**WRITTEN INSTRUCTION**
Copy all of the material word for word, except for the pictures.

**STORED DATA**
○ ○ ○ ○

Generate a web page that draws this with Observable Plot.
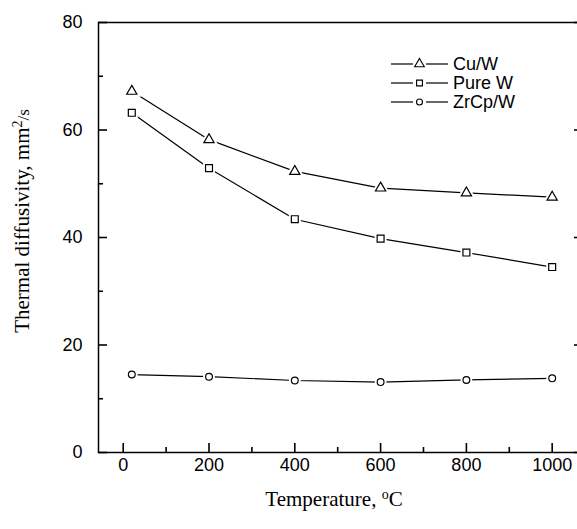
<!DOCTYPE html>
<html><head><meta charset="utf-8">
<script src="https://cdn.jsdelivr.net/npm/d3@7"></script>
<script src="https://cdn.jsdelivr.net/npm/@observablehq/plot@0.6"></script>
<style>
body{margin:0;background:#fff;}
#wrap{width:577px;height:529px;overflow:hidden;background:#fff;}
#wrap svg{max-width:none !important;}
</style></head><body><div id="wrap"></div>
<script>
const temperatures = [20, 200, 400, 600, 800, 1000];
const cuW = [67.2, 58.2, 52.3, 49.2, 48.3, 47.5];
const pureW = [63.2, 52.9, 43.4, 39.8, 37.2, 34.5];
const zrcpW = [14.5, 14.1, 13.4, 13.1, 13.5, 13.8];
const seriesNames = ["Cu/W", "Pure W", "ZrCp/W"];
const seriesSymbols = ["triangle", "square", "circle"];
const xMajorTicks = [0, 200, 400, 600, 800, 1000];
const xMinorTicks = [100, 300, 500, 700, 900];
const yMajorTicks = [0, 20, 40, 60, 80];
const yMinorTicks = [10, 30, 50, 70];

const W = 583, H = 529, ML = 98, MR = 0, MT = 22, MB = 77;
const PW = W - ML - MR, PH = H - MT - MB;
const MAJ = 9, MIN = 5;
const sans = '"Liberation Sans", Arial, sans-serif';
const serif = '"Liberation Serif", "Times New Roman", serif';

const seriesValues = [cuW, pureW, zrcpW];
const markerR = {triangle: 3.8, square: 3.9, circle: 3.4};
const tables = seriesNames.map((name, i) => temperatures.map((t, j) => ({series: name, t, v: seriesValues[i][j]})));

const seriesMarks = tables.flatMap((tbl, i) => {
  const sym = seriesSymbols[i];
  const r = markerR[sym];
  return [
    Plot.line(tbl, {x: "t", y: "v", stroke: "black", strokeWidth: 1.2}),
    Plot.dot(tbl, {x: "t", y: "v", symbol: sym, r, fill: "white", stroke: "white", strokeWidth: 5}),
    Plot.dot(tbl, {x: "t", y: "v", symbol: sym, r, fill: "white", stroke: "black", strokeWidth: 1.2})
  ];
});

const tickStyle = {stroke: "black", strokeWidth: 1.6};
const plot = Plot.plot({
  width: W, height: H,
  marginLeft: ML, marginRight: MR, marginTop: MT, marginBottom: MB,
  x: {domain: [-57.6, 1073], axis: null},
  y: {domain: [0, 80], axis: null},
  style: {fontFamily: sans, fontSize: "18px", color: "black", background: "white"},
  marks: [
    ...seriesMarks,
    Plot.text(xMajorTicks, {x: d => d, frameAnchor: "bottom", lineAnchor: "top", dy: 6, text: d => String(d), fontSize: 18, fill: "black"}),
    Plot.text(yMajorTicks, {y: d => d, frameAnchor: "left", textAnchor: "end", dx: -16, text: d => String(d), fontSize: 18, fill: "black"}),
    Plot.frame({stroke: "black", strokeWidth: 1.5}),
    Plot.ruleX(xMajorTicks, {x: d => d, insetTop: PH - MAJ, ...tickStyle}),
    Plot.ruleX(xMinorTicks, {x: d => d, insetTop: PH - MIN, ...tickStyle}),
    Plot.ruleY(yMajorTicks, {y: d => d, insetRight: PW - MAJ, ...tickStyle}),
    Plot.ruleY(yMinorTicks, {y: d => d, insetRight: PW - MIN, ...tickStyle}),
    Plot.ruleY(yMajorTicks, {y: d => d, insetLeft: PW - MAJ, ...tickStyle}),
    Plot.ruleY(yMinorTicks, {y: d => d, insetLeft: PW - MIN, ...tickStyle})
  ]
});

document.getElementById("wrap").appendChild(plot);
const svg = d3.select(plot);

const xt = svg.append("text").attr("x", 334).attr("y", 506).attr("text-anchor", "middle")
  .attr("font-family", serif).attr("font-size", 21).attr("fill", "black");
xt.append("tspan").text("Temperature, ");
xt.append("tspan").attr("font-size", 14).attr("dy", -7).text("o");
xt.append("tspan").attr("dy", 7).text("C");

const yt = svg.append("text").attr("transform", "translate(29,221) rotate(-90)").attr("text-anchor", "middle")
  .attr("font-family", serif).attr("font-size", 21).attr("fill", "black");
yt.append("tspan").text("Thermal diffusivity, mm");
yt.append("tspan").attr("font-size", 14).attr("dy", -7).text("2");
yt.append("tspan").attr("font-size", 17).attr("dy", 7).text("/s");

const legend = svg.append("g");
const d3sym = {triangle: d3.symbolTriangle, square: d3.symbolSquare, circle: d3.symbolCircle};
const legR = {triangle: 3.6, square: 3.3, circle: 3.0};
seriesNames.forEach((name, i) => {
  const y = 64 + i * 19;
  const g = legend.append("g").attr("transform", `translate(0,${y})`);
  g.append("line").attr("x1", 391).attr("x2", 413).attr("y1", 0).attr("y2", 0).attr("stroke", "black").attr("stroke-width", 1.2);
  g.append("line").attr("x1", 426).attr("x2", 448).attr("y1", 0).attr("y2", 0).attr("stroke", "black").attr("stroke-width", 1.2);
  const sym = seriesSymbols[i];
  g.append("path").attr("transform", "translate(419.5,0)")
    .attr("d", d3.symbol(d3sym[sym], Math.PI * legR[sym] * legR[sym])())
    .attr("fill", "white").attr("stroke", "black").attr("stroke-width", 1.1);
  g.append("text").attr("x", 453).attr("y", 0).attr("dy", "0.35em").attr("text-anchor", "start")
    .attr("font-family", sans).attr("font-size", 18).attr("fill", "black").text(name);
});
</script></body></html>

○ ○ ○ ○

**ANSWER TO THIS TASK**
Generate a web page that draws this with Observable Plot.
<!DOCTYPE html>
<html><head><meta charset="utf-8">
<script src="https://cdn.jsdelivr.net/npm/d3@7"></script>
<script src="https://cdn.jsdelivr.net/npm/@observablehq/plot@0.6"></script>
<style>
body{margin:0;background:#fff;}
#wrap{width:577px;height:529px;overflow:hidden;background:#fff;}
#wrap svg{max-width:none !important;}
</style></head><body><div id="wrap"></div>
<script>
const temperatures = [20, 200, 400, 600, 800, 1000];
const cuW = [67.2, 58.2, 52.3, 49.2, 48.3, 47.5];
const pureW = [63.2, 52.9, 43.4, 39.8, 37.2, 34.5];
const zrcpW = [14.5, 14.1, 13.4, 13.1, 13.5, 13.8];
const seriesNames = ["Cu/W", "Pure W", "ZrCp/W"];
const seriesSymbols = ["triangle", "square", "circle"];
const xMajorTicks = [0, 200, 400, 600, 800, 1000];
const xMinorTicks = [100, 300, 500, 700, 900];
const yMajorTicks = [0, 20, 40, 60, 80];
const yMinorTicks = [10, 30, 50, 70];

const W = 583, H = 529, ML = 98, MR = 0, MT = 22, MB = 77;
const PW = W - ML - MR, PH = H - MT - MB;
const MAJ = 9, MIN = 5;
const sans = '"Liberation Sans", Arial, sans-serif';
const serif = '"Liberation Serif", "Times New Roman", serif';

const seriesValues = [cuW, pureW, zrcpW];
const markerR = {triangle: 3.8, square: 3.9, circle: 3.4};
const tables = seriesNames.map((name, i) => temperatures.map((t, j) => ({series: name, t, v: seriesValues[i][j]})));

const seriesMarks = tables.flatMap((tbl, i) => {
  const sym = seriesSymbols[i];
  const r = markerR[sym];
  return [
    Plot.line(tbl, {x: "t", y: "v", stroke: "black", strokeWidth: 1.2}),
    Plot.dot(tbl, {x: "t", y: "v", symbol: sym, r, fill: "white", stroke: "white", strokeWidth: 5}),
    Plot.dot(tbl, {x: "t", y: "v", symbol: sym, r, fill: "white", stroke: "black", strokeWidth: 1.2})
  ];
});

const tickStyle = {stroke: "black", strokeWidth: 1.6};
const plot = Plot.plot({
  width: W, height: H,
  marginLeft: ML, marginRight: MR, marginTop: MT, marginBottom: MB,
  x: {domain: [-57.6, 1073], axis: null},
  y: {domain: [0, 80], axis: null},
  style: {fontFamily: sans, fontSize: "18px", color: "black", background: "white"},
  marks: [
    ...seriesMarks,
    Plot.text(xMajorTicks, {x: d => d, frameAnchor: "bottom", lineAnchor: "top", dy: 6, text: d => String(d), fontSize: 18, fill: "black"}),
    Plot.text(yMajorTicks, {y: d => d, frameAnchor: "left", textAnchor: "end", dx: -16, text: d => String(d), fontSize: 18, fill: "black"}),
    Plot.frame({stroke: "black", strokeWidth: 1.5}),
    Plot.ruleX(xMajorTicks, {x: d => d, insetTop: PH - MAJ, ...tickStyle}),
    Plot.ruleX(xMinorTicks, {x: d => d, insetTop: PH - MIN, ...tickStyle}),
    Plot.ruleY(yMajorTicks, {y: d => d, insetRight: PW - MAJ, ...tickStyle}),
    Plot.ruleY(yMinorTicks, {y: d => d, insetRight: PW - MIN, ...tickStyle}),
    Plot.ruleY(yMajorTicks, {y: d => d, insetLeft: PW - MAJ, ...tickStyle}),
    Plot.ruleY(yMinorTicks, {y: d => d, insetLeft: PW - MIN, ...tickStyle})
  ]
});

document.getElementById("wrap").appendChild(plot);
const svg = d3.select(plot);

const xt = svg.append("text").attr("x", 334).attr("y", 506).attr("text-anchor", "middle")
  .attr("font-family", serif).attr("font-size", 21).attr("fill", "black");
xt.append("tspan").text("Temperature, ");
xt.append("tspan").attr("font-size", 14).attr("dy", -7).text("o");
xt.append("tspan").attr("dy", 7).text("C");

const yt = svg.append("text").attr("transform", "translate(29,221) rotate(-90)").attr("text-anchor", "middle")
  .attr("font-family", serif).attr("font-size", 21).attr("fill", "black");
yt.append("tspan").text("Thermal diffusivity, mm");
yt.append("tspan").attr("font-size", 14).attr("dy", -7).text("2");
yt.append("tspan").attr("font-size", 17).attr("dy", 7).text("/s");

const legend = svg.append("g");
const d3sym = {triangle: d3.symbolTriangle, square: d3.symbolSquare, circle: d3.symbolCircle};
const legR = {triangle: 3.6, square: 3.3, circle: 3.0};
seriesNames.forEach((name, i) => {
  const y = 64 + i * 19;
  const g = legend.append("g").attr("transform", `translate(0,${y})`);
  g.append("line").attr("x1", 391).attr("x2", 413).attr("y1", 0).attr("y2", 0).attr("stroke", "black").attr("stroke-width", 1.2);
  g.append("line").attr("x1", 426).attr("x2", 448).attr("y1", 0).attr("y2", 0).attr("stroke", "black").attr("stroke-width", 1.2);
  const sym = seriesSymbols[i];
  g.append("path").attr("transform", "translate(419.5,0)")
    .attr("d", d3.symbol(d3sym[sym], Math.PI * legR[sym] * legR[sym])())
    .attr("fill", "white").attr("stroke", "black").attr("stroke-width", 1.1);
  g.append("text").attr("x", 453).attr("y", 0).attr("dy", "0.35em").attr("text-anchor", "start")
    .attr("font-family", sans).attr("font-size", 18).attr("fill", "black").text(name);
});
</script></body></html>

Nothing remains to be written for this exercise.